---------- Source data

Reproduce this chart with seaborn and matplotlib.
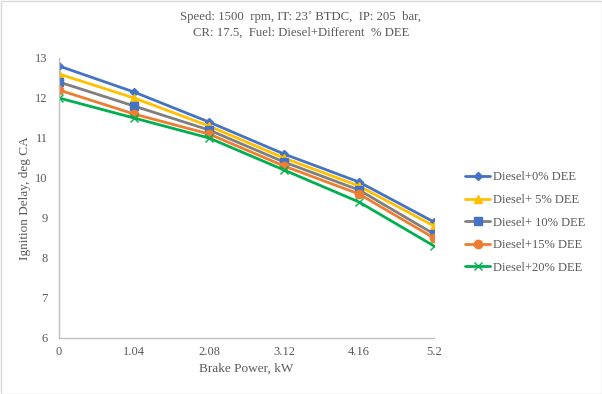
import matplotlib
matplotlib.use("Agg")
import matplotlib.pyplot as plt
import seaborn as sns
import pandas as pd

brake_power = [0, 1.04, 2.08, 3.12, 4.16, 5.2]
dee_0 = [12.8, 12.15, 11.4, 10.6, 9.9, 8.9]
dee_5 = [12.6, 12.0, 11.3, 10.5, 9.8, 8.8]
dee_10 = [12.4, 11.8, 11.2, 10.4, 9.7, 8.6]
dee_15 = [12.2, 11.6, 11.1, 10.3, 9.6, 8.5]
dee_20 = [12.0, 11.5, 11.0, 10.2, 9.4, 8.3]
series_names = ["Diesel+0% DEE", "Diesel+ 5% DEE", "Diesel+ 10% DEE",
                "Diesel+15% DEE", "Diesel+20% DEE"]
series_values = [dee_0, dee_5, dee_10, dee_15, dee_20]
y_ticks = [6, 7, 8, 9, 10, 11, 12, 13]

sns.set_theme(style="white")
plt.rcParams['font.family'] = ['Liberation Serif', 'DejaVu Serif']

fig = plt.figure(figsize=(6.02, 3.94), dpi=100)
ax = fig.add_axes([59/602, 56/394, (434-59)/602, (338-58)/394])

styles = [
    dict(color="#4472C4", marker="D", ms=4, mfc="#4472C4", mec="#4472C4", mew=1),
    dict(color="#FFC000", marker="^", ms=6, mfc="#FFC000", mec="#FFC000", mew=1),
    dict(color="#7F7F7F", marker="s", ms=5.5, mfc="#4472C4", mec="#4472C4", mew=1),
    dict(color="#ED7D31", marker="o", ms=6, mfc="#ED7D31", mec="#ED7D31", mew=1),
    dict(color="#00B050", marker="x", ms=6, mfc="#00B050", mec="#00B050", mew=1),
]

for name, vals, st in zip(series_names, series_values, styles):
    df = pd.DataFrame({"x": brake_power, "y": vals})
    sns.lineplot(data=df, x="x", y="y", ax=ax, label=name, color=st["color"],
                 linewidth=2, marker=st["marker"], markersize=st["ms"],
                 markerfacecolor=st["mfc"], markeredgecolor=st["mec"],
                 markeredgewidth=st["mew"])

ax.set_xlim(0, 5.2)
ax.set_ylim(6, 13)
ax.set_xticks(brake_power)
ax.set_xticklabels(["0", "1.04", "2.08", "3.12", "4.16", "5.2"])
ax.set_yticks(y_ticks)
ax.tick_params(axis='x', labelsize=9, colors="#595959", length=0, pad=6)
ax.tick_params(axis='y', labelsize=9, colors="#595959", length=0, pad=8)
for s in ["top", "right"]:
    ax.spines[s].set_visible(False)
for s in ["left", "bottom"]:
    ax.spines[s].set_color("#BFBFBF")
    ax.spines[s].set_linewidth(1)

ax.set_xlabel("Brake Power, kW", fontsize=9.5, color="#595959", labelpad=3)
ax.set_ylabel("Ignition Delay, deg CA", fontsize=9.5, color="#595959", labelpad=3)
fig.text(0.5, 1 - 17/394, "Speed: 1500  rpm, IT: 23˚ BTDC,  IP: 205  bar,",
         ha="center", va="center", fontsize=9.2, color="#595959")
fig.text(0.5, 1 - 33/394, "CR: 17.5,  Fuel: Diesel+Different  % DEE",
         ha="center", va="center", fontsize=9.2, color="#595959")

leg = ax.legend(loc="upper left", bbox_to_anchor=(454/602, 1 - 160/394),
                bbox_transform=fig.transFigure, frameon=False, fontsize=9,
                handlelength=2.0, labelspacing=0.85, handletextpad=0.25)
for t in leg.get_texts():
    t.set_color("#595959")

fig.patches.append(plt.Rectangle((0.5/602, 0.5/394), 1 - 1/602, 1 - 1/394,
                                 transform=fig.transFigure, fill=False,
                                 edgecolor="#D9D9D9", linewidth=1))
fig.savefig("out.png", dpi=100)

--------------------

• **Short exercise**: Leave out any pictures and return exactly the lines from the beginning of the data through the line with "import pandas as pd", inclusive.

• **Exercise output**:
Reproduce this chart with seaborn and matplotlib.
import matplotlib
matplotlib.use("Agg")
import matplotlib.pyplot as plt
import seaborn as sns
import pandas as pd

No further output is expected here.